The night before, a woman with an exotic name and manifold charms asked me if it was difficult, socially, to be betwixt and between genders as I am right now. “Sexually, you mean,” I replied, “more than socially.” She averred. I get asked a variation of this question not infrequently by well-meaning friends. I think they mean to color their curiosity, or even their repulsion, with sympathy for my “plight.” No-one’s had the balls (as it were) to ask “who will find you attractive?” but that is sometimes what is meant. One friend, a trans-Yenta-in-training, framed it much more kindly, “Who do you see yourself dating? Lesbians? Straight women? Gay men?” So it was like, now I have a choice.

When people ask me how I’m doing socially, or who will date me, what I hear is “You are freakish and hideous. It is likely you have doomed yourself to a sad, unyielding loneliness as bespeaks your inherent unlovability, by turning yourself into an even bigger circus event than you already were.” I have to then, at least in that Hellish Big Top, trot out the (now shopworn) list of women who have found me attractive since I began transitioning, who I’ve dated, whom I’ve turned down. I have to tell anyone who will listen “Hey! My last two partners were straight!” – meaning, “Look! Women see through the physical packaging to the succulent Sam center!”
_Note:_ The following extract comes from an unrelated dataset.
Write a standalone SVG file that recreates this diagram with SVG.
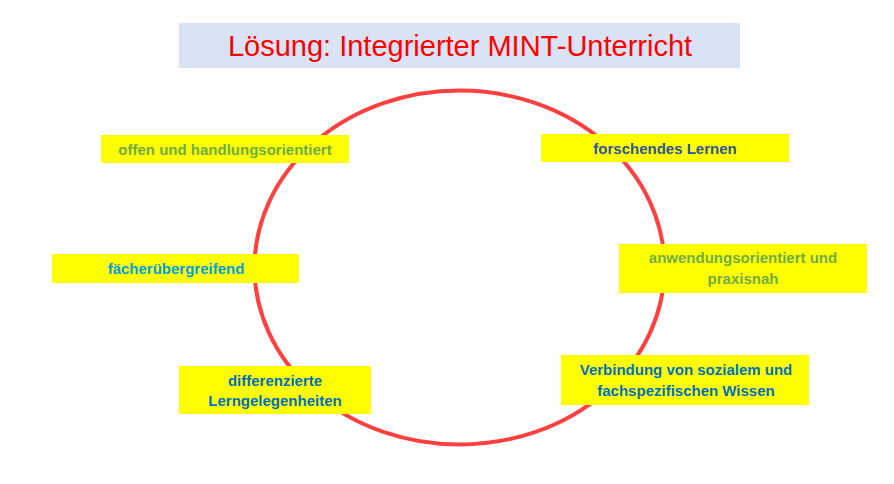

Hearing these young women in class talk about girls who dress as boys with disgust and pity, on the heels of my inflamed self-loathing, was too much. One thing not mentioned in the tranny handbook was how injecting hormones was going to unearth some deeply buried mother-lode of the fear of unlovability. No one told me how acutely painful it would be to have attractive, brilliant, single straight women and gay men consistently view me as a short butch dyke, therefore successfully editing me out of their date-o-sphere. Now I remember why, as a short butch dyke, I never was interested in heterosexual women or gay men. I like to be attracted to people who will find me attractive. I don’t want to feel shitty about my attractions, and I’m kind of lazy too; I don’t really want to have to work at it either.

Despite feeling like I would like to don my flannel cowboy pajamas and hide under the covers with a flashlight and some David Sedaris in lieu of Archie Comics, I’m jutting out my jaw and sallying forth. Not so you’ll sock it, with your hetero-normative fist, but so I’ll be strong in my commitment as The World’s Sexiest Hybrid. I recognize you got to be tough to be with me. I’m the best (and worst) of both genders. That’s a lot to take on. Instead of being the world’s Big Ol’ Tranny PiƱata for you to slug and bash, I’m gonna hurl my delicious candy at you. So stick that in your fear pipe and suck it.

Thursday, October 9, 2008

Humping On the Parking Meter, Leaning On the Parking Meter

I wish this tranny thing was tidy, but it’s just not.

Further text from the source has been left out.